A defeat of the override followed by deep cuts in state aid would require the town to cut a total of $1.1 million from 2021 spending or draw on additional sources of revenue to counter a near-perfect fiscal storm.
The first task of the committee, which met this week for a second time, is to define precisely how the fiscal 2021 budget would be balanced if Spring Town Meeting rejects the override. Last week committee members agreed that 70% of the necessary cuts ($224,000) should come from the school budget, with the remaining 30% ($96,000) coming from town departments, a split that reflects the historical allocation of spending between schools and the town.
On Wednesday Bragan told the committee the town could meet its obligation by not filling a budgeted but unfilled position in the Police Department ($60,000), not awarding planned merit pay bonuses to municipal employees ($26,000), and reducing the tree warden’s budget ($10,000). Superintendent Linda Dwight said the schools could save $220,000 by not filling three teacher positions that will become vacant this fall, and by reducing the professional development budget by $4,000. By leaving budgeted positions unfilled, both the town and schools hope to avoid furloughing or laying off employees. Cuts to the town budget would have to be approved by the Select Board. The School Committee has not acted on Dwight’s recommendations.
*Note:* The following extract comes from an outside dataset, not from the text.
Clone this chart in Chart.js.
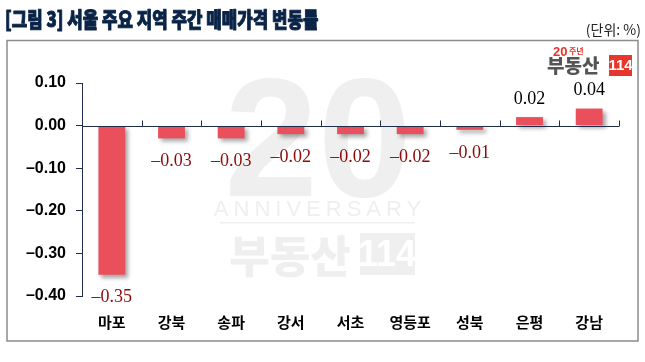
<!DOCTYPE html>
<html><head><meta charset="utf-8">
<script src="https://cdn.jsdelivr.net/npm/chart.js@4/dist/chart.umd.min.js"></script>
<style>
html,body{margin:0;padding:0;background:#fff;}
#wrap{position:relative;width:645px;height:362px;}
canvas{position:absolute;left:0;top:0;}
</style></head><body>
<div id="wrap"><canvas id="c" width="645" height="362"></canvas></div>
<script>
const titleText = "[그림 3] 서울 주요 지역 주간 매매가격 변동률";
const unitText = "(단위: %)";
const categories = ["마포","강북","송파","강서","서초","영등포","성북","은평","강남"];
const changeValues = [-0.35,-0.03,-0.03,-0.02,-0.02,-0.02,-0.01,0.02,0.04];
const yTicks = [0.10,0.00,-0.10,-0.20,-0.30,-0.40];

const fmt = v => (v < 0 ? "–" : "") + Math.abs(v).toFixed(2);

const decor = {
  id: 'decor',
  beforeDraw(chart) {
    const ctx = chart.ctx;
    ctx.save();
    ctx.fillStyle = '#fff';
    ctx.fillRect(0,0,chart.width,chart.height);
    // title (condensed headline look)
    ctx.save();
    ctx.translate(5, 19);
    ctx.scale(0.8, 1);
    ctx.fillStyle = '#0a2447';
    ctx.strokeStyle = '#0a2447';
    ctx.lineWidth = 1;
    ctx.lineJoin = 'round';
    ctx.font = '900 21px "Noto Sans CJK KR"';
    ctx.textBaseline = 'middle';
    ctx.textAlign = 'left';
    ctx.fillText(titleText, 0, 0);
    ctx.strokeText(titleText, 0, 0);
    ctx.restore();
    ctx.fillStyle = '#222';
    ctx.textBaseline = 'middle';
    ctx.font = '14px "Noto Sans CJK KR"';
    ctx.textAlign = 'right';
    ctx.fillText(unitText, 641, 30);
    // frame
    ctx.strokeStyle = '#8c8c8c';
    ctx.lineWidth = 1.5;
    ctx.strokeRect(7, 40.5, 631, 300.5);
    // watermark
    ctx.fillStyle = '#efefef';
    ctx.textAlign = 'center';
    ctx.font = 'bold 168px "Liberation Sans"';
    ctx.fillText('20', 318, 150);
    ctx.font = '22px "Liberation Sans"';
    if ('letterSpacing' in ctx) ctx.letterSpacing = '5px';
    ctx.fillText('ANNIVERSARY', 320, 210);
    if ('letterSpacing' in ctx) ctx.letterSpacing = '0px';
    ctx.fillRect(220, 222, 195, 1.5);
    ctx.font = '900 44px "Noto Sans CJK KR"';
    ctx.fillText('부동산', 290, 256);
    ctx.fillRect(360, 233, 55, 42);
    ctx.fillStyle = '#fff';
    ctx.font = 'bold 36px "Liberation Sans Narrow", "Liberation Sans"';
    ctx.fillText('114', 387, 256);
    // logo
    ctx.fillStyle = '#e8362c';
    ctx.font = 'bold 13px "Liberation Sans"';
    ctx.textAlign = 'left';
    ctx.fillText('20', 553, 52);
    ctx.font = 'bold 8px "Noto Sans CJK KR"';
    ctx.fillText('주년', 569, 51);
    ctx.fillStyle = '#555';
    ctx.font = '900 19px "Noto Sans CJK KR"';
    ctx.fillText('부동산', 547, 66);
    ctx.fillStyle = '#e8362c';
    ctx.fillRect(609, 55, 23, 21);
    ctx.fillStyle = '#fff';
    ctx.font = 'bold 15px "Liberation Sans Narrow", "Liberation Sans"';
    ctx.textAlign = 'center';
    ctx.fillText('114', 620.5, 66);
    ctx.restore();
  },
  beforeDatasetsDraw(chart) {
    const ctx = chart.ctx;
    ctx.save();
    ctx.shadowColor = 'rgba(0,0,0,0.35)';
    ctx.shadowOffsetX = 3;
    ctx.shadowOffsetY = 3;
    ctx.shadowBlur = 4;
  },
  afterDatasetsDraw(chart) {
    const ctx = chart.ctx;
    ctx.restore();
    ctx.save();
    const x = chart.scales.x, y = chart.scales.y;
    const y0 = Math.round(y.getPixelForValue(0)) + 0.5;
    const step = x.getPixelForValue(1) - x.getPixelForValue(0);
    ctx.strokeStyle = '#1f2d4d';
    ctx.lineWidth = 1;
    ctx.beginPath();
    ctx.moveTo(chart.chartArea.left, y0);
    ctx.lineTo(chart.chartArea.right, y0);
    for (let i = 0; i < categories.length; i++) {
      const px = Math.round(x.getPixelForValue(i) + step / 2) + 0.5;
      ctx.moveTo(px, y0);
      ctx.lineTo(px, y0 - 6);
    }
    ctx.stroke();
    // labels
    const meta = chart.getDatasetMeta(0);
    ctx.font = '18px "Liberation Serif"';
    ctx.textAlign = 'center';
    ctx.textBaseline = 'middle';
    meta.data.forEach((bar, i) => {
      const v = changeValues[i];
      if (v < 0) {
        ctx.fillStyle = '#8b0a0a';
        ctx.fillText(fmt(v), bar.x, bar.y + 23);
      } else {
        ctx.fillStyle = '#000';
        ctx.fillText(fmt(v), bar.x, bar.y - 18);
      }
    });
    ctx.restore();
  }
};

new Chart(document.getElementById('c'), {
  type: 'bar',
  data: {
    labels: categories,
    datasets: [{
      data: changeValues,
      backgroundColor: '#e9505c',
      borderWidth: 0,
      categoryPercentage: 1,
      barPercentage: 0.45
    }]
  },
  options: {
    responsive: false,
    animation: false,
    events: [],
    layout: { padding: { left: 0, right: 26, top: 83, bottom: 14 } },
    plugins: { legend: { display: false }, tooltip: { enabled: false } },
    scales: {
      x: {
        grid: { display: false, drawTicks: false },
        border: { display: false },
        ticks: { padding: 17, color: '#000', font: { family: '"Noto Sans CJK KR"', size: 15, weight: 'bold' } }
      },
      y: {
        min: -0.40, max: 0.10,
        afterFit(s) { s.width = 82; },
        afterBuildTicks(s) { s.ticks = yTicks.map(v => ({ value: v })); },
        grid: { drawOnChartArea: false, tickColor: '#1f2d4d', tickLength: 6, tickWidth: 1 },
        border: { display: true, color: '#1f2d4d', width: 1 },
        ticks: {
          padding: 10,
          color: '#000',
          font: { family: '"Liberation Sans"', size: 16, weight: 'bold' },
          callback: v => fmt(v)
        }
      }
    }
  },
  plugins: [decor]
});
</script>
</body></html>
The looming loss of state aid is a much bigger problem. This week and last, working group members have discussed a number of possible solutions. Increasing the amount that municipal employees, teachers, and retirees contribute to their benefit plans from 25% to 30% would bring the town its “biggest bang for the buck,” Bragan told the group last week, but would not be enough to cover the entire amount. The recently signed one-year teacher contract, however, would bar any change to teacher benefits before fiscal 2022.
Other measures could include a $200,000 withdrawal from the $1.3 million Stabilization Fund, and a reduction in the annual contribution to the town’s OPEB (Other Post-Employment Benefits) trust fund. One funding source was taken off the table last week by the Finance Committee, which voted unanimously against reducing next year’s $350,000 appropriation to the town’s Reserve Fund, a source of money for snow and ice removal as well as unexpected payments in support of special education. Deeper cuts would lead to furloughs and layoffs, both Bragan and Dwight agreed.
This planning is occurring in the midst of great uncertainty. Gov. Charlie Baker has not submitted a revised fiscal 2021 state budget to the Legislature, which is needed to account for the expected drop in state revenue. A revised state budget would provide clues to the amount by which state aid is likely to be reduced. A $2 trillion federal relief bill that passed in the House of Representatives and would provide federal relief money to towns and cities is languishing in the Senate. Whether or not Harvard’s override passes next month, it is virtually certain the Select Board will need to offer a revised fiscal 2021 budget at Fall Town Meeting, one that slashes spending in an amount between $700,000 and $1.1 million, depending on the fate of the override. Deciding how that can be done will be the task of the working group in coming weeks, and will ultimately require the approval of the Select Board.
The Budget Working Group meets every Wednesday morning at 9 a.m. Meetings are open to the public, and agendas are posted on the town website. Members include Select Board Chair Alice von Loesecke and Select Board member Rich Maiore; School Committee members SusanMary Redinger and Sharlene Cronin; Finance Committee members Jennifer Finch and Dick Fellows; School Superintendent Linda Dwight; and representing the town administration, Bragan and Marie Sobalvarro.